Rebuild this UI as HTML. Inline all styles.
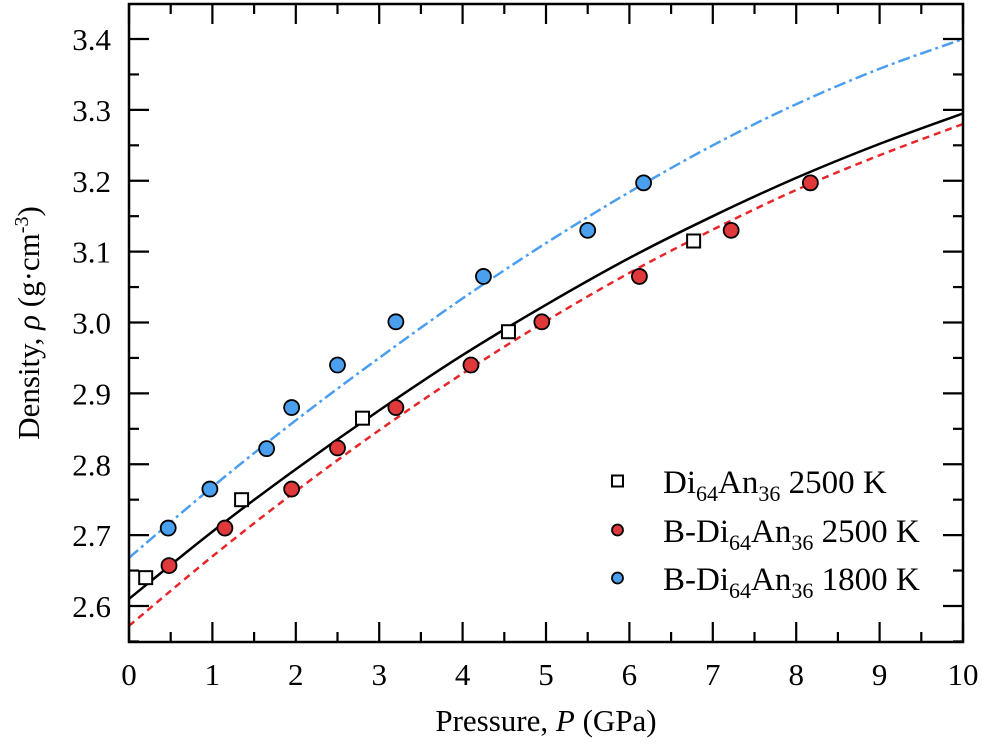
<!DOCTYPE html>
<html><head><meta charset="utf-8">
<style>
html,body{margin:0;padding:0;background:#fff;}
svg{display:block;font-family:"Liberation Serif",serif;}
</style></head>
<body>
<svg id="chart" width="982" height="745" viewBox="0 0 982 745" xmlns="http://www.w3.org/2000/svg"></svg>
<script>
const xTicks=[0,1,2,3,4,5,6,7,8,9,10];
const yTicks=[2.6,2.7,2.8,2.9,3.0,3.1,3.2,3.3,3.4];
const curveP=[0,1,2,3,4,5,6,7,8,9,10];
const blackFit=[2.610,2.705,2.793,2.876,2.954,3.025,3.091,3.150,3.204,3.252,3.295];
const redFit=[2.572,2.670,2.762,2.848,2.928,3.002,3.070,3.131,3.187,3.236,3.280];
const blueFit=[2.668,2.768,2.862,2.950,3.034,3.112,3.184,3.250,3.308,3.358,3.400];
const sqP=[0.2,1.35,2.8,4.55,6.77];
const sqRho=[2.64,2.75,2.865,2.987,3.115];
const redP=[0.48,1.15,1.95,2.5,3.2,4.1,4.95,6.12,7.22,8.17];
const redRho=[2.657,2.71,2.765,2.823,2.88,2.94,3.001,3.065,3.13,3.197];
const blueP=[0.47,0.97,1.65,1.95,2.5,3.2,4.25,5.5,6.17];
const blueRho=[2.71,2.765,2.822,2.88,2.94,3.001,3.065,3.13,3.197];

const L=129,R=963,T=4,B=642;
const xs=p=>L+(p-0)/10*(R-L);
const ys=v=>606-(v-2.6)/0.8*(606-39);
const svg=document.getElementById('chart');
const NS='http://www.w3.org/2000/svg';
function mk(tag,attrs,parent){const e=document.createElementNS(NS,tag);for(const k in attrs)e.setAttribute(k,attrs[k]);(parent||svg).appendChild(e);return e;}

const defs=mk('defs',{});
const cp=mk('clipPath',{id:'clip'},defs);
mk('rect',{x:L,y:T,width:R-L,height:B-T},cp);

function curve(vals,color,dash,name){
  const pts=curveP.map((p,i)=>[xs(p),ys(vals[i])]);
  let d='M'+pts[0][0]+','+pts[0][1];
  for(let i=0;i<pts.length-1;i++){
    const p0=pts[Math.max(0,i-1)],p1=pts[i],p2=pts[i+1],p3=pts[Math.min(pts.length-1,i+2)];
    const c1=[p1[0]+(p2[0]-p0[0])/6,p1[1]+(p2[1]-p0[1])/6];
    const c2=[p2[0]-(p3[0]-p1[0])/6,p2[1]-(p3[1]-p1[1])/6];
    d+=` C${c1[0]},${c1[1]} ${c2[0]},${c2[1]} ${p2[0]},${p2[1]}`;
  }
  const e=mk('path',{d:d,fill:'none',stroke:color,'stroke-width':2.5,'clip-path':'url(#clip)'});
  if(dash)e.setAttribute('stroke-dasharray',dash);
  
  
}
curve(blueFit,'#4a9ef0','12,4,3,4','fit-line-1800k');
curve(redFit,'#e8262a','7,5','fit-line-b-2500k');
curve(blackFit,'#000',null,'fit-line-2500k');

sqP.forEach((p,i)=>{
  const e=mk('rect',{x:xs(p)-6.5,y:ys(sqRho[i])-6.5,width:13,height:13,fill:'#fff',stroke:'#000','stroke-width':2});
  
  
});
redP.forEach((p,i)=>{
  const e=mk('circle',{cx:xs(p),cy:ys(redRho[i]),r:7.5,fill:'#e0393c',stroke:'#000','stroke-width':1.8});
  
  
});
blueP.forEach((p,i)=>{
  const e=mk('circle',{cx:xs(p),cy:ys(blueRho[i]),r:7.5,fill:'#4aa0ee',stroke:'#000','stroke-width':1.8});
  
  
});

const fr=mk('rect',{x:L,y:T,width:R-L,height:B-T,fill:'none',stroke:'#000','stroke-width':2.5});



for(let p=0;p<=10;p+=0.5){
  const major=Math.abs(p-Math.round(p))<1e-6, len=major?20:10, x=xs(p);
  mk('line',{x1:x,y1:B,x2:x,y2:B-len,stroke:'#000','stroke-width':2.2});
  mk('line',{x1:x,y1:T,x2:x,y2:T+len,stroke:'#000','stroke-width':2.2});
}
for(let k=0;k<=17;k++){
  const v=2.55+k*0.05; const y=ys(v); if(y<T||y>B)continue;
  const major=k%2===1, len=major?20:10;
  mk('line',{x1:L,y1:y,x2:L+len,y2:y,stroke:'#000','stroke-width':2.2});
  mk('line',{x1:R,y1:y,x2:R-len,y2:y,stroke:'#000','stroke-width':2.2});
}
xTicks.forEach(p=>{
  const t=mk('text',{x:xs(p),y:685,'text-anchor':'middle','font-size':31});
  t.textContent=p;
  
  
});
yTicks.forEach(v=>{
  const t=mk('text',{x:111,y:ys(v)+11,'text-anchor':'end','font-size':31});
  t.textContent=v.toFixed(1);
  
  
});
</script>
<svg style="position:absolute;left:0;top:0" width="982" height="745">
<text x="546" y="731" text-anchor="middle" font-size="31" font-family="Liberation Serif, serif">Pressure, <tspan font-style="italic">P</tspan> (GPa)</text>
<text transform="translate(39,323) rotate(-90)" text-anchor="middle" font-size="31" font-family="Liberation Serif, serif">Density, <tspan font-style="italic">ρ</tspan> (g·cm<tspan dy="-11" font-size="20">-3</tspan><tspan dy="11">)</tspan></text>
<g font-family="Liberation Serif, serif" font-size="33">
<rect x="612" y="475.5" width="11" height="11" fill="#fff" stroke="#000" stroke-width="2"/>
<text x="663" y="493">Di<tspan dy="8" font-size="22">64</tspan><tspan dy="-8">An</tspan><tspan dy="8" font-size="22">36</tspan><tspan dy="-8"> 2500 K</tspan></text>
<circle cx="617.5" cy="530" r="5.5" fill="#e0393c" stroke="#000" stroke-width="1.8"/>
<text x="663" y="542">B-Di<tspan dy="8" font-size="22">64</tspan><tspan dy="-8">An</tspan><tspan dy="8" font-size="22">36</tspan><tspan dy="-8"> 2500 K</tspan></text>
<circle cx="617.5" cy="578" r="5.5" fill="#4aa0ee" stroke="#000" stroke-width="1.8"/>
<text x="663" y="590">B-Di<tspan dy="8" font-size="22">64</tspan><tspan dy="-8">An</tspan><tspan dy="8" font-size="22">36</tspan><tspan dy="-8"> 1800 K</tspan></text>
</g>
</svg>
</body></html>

====================

*Given instruction*
Leave out the pictures and output the rest of the material exactly as written.

*Answer in full*
Rebuild this UI as HTML. Inline all styles.
<!DOCTYPE html>
<html><head><meta charset="utf-8">
<style>
html,body{margin:0;padding:0;background:#fff;}
svg{display:block;font-family:"Liberation Serif",serif;}
</style></head>
<body>
<svg id="chart" width="982" height="745" viewBox="0 0 982 745" xmlns="http://www.w3.org/2000/svg"></svg>
<script>
const xTicks=[0,1,2,3,4,5,6,7,8,9,10];
const yTicks=[2.6,2.7,2.8,2.9,3.0,3.1,3.2,3.3,3.4];
const curveP=[0,1,2,3,4,5,6,7,8,9,10];
const blackFit=[2.610,2.705,2.793,2.876,2.954,3.025,3.091,3.150,3.204,3.252,3.295];
const redFit=[2.572,2.670,2.762,2.848,2.928,3.002,3.070,3.131,3.187,3.236,3.280];
const blueFit=[2.668,2.768,2.862,2.950,3.034,3.112,3.184,3.250,3.308,3.358,3.400];
const sqP=[0.2,1.35,2.8,4.55,6.77];
const sqRho=[2.64,2.75,2.865,2.987,3.115];
const redP=[0.48,1.15,1.95,2.5,3.2,4.1,4.95,6.12,7.22,8.17];
const redRho=[2.657,2.71,2.765,2.823,2.88,2.94,3.001,3.065,3.13,3.197];
const blueP=[0.47,0.97,1.65,1.95,2.5,3.2,4.25,5.5,6.17];
const blueRho=[2.71,2.765,2.822,2.88,2.94,3.001,3.065,3.13,3.197];

const L=129,R=963,T=4,B=642;
const xs=p=>L+(p-0)/10*(R-L);
const ys=v=>606-(v-2.6)/0.8*(606-39);
const svg=document.getElementById('chart');
const NS='http://www.w3.org/2000/svg';
function mk(tag,attrs,parent){const e=document.createElementNS(NS,tag);for(const k in attrs)e.setAttribute(k,attrs[k]);(parent||svg).appendChild(e);return e;}

const defs=mk('defs',{});
const cp=mk('clipPath',{id:'clip'},defs);
mk('rect',{x:L,y:T,width:R-L,height:B-T},cp);

function curve(vals,color,dash,name){
  const pts=curveP.map((p,i)=>[xs(p),ys(vals[i])]);
  let d='M'+pts[0][0]+','+pts[0][1];
  for(let i=0;i<pts.length-1;i++){
    const p0=pts[Math.max(0,i-1)],p1=pts[i],p2=pts[i+1],p3=pts[Math.min(pts.length-1,i+2)];
    const c1=[p1[0]+(p2[0]-p0[0])/6,p1[1]+(p2[1]-p0[1])/6];
    const c2=[p2[0]-(p3[0]-p1[0])/6,p2[1]-(p3[1]-p1[1])/6];
    d+=` C${c1[0]},${c1[1]} ${c2[0]},${c2[1]} ${p2[0]},${p2[1]}`;
  }
  const e=mk('path',{d:d,fill:'none',stroke:color,'stroke-width':2.5,'clip-path':'url(#clip)'});
  if(dash)e.setAttribute('stroke-dasharray',dash);
  
  
}
curve(blueFit,'#4a9ef0','12,4,3,4','fit-line-1800k');
curve(redFit,'#e8262a','7,5','fit-line-b-2500k');
curve(blackFit,'#000',null,'fit-line-2500k');

sqP.forEach((p,i)=>{
  const e=mk('rect',{x:xs(p)-6.5,y:ys(sqRho[i])-6.5,width:13,height:13,fill:'#fff',stroke:'#000','stroke-width':2});
  
  
});
redP.forEach((p,i)=>{
  const e=mk('circle',{cx:xs(p),cy:ys(redRho[i]),r:7.5,fill:'#e0393c',stroke:'#000','stroke-width':1.8});
  
  
});
blueP.forEach((p,i)=>{
  const e=mk('circle',{cx:xs(p),cy:ys(blueRho[i]),r:7.5,fill:'#4aa0ee',stroke:'#000','stroke-width':1.8});
  
  
});

const fr=mk('rect',{x:L,y:T,width:R-L,height:B-T,fill:'none',stroke:'#000','stroke-width':2.5});



for(let p=0;p<=10;p+=0.5){
  const major=Math.abs(p-Math.round(p))<1e-6, len=major?20:10, x=xs(p);
  mk('line',{x1:x,y1:B,x2:x,y2:B-len,stroke:'#000','stroke-width':2.2});
  mk('line',{x1:x,y1:T,x2:x,y2:T+len,stroke:'#000','stroke-width':2.2});
}
for(let k=0;k<=17;k++){
  const v=2.55+k*0.05; const y=ys(v); if(y<T||y>B)continue;
  const major=k%2===1, len=major?20:10;
  mk('line',{x1:L,y1:y,x2:L+len,y2:y,stroke:'#000','stroke-width':2.2});
  mk('line',{x1:R,y1:y,x2:R-len,y2:y,stroke:'#000','stroke-width':2.2});
}
xTicks.forEach(p=>{
  const t=mk('text',{x:xs(p),y:685,'text-anchor':'middle','font-size':31});
  t.textContent=p;
  
  
});
yTicks.forEach(v=>{
  const t=mk('text',{x:111,y:ys(v)+11,'text-anchor':'end','font-size':31});
  t.textContent=v.toFixed(1);
  
  
});
</script>
<svg style="position:absolute;left:0;top:0" width="982" height="745">
<text x="546" y="731" text-anchor="middle" font-size="31" font-family="Liberation Serif, serif">Pressure, <tspan font-style="italic">P</tspan> (GPa)</text>
<text transform="translate(39,323) rotate(-90)" text-anchor="middle" font-size="31" font-family="Liberation Serif, serif">Density, <tspan font-style="italic">ρ</tspan> (g·cm<tspan dy="-11" font-size="20">-3</tspan><tspan dy="11">)</tspan></text>
<g font-family="Liberation Serif, serif" font-size="33">
<rect x="612" y="475.5" width="11" height="11" fill="#fff" stroke="#000" stroke-width="2"/>
<text x="663" y="493">Di<tspan dy="8" font-size="22">64</tspan><tspan dy="-8">An</tspan><tspan dy="8" font-size="22">36</tspan><tspan dy="-8"> 2500 K</tspan></text>
<circle cx="617.5" cy="530" r="5.5" fill="#e0393c" stroke="#000" stroke-width="1.8"/>
<text x="663" y="542">B-Di<tspan dy="8" font-size="22">64</tspan><tspan dy="-8">An</tspan><tspan dy="8" font-size="22">36</tspan><tspan dy="-8"> 2500 K</tspan></text>
<circle cx="617.5" cy="578" r="5.5" fill="#4aa0ee" stroke="#000" stroke-width="1.8"/>
<text x="663" y="590">B-Di<tspan dy="8" font-size="22">64</tspan><tspan dy="-8">An</tspan><tspan dy="8" font-size="22">36</tspan><tspan dy="-8"> 1800 K</tspan></text>
</g>
</svg>
</body></html>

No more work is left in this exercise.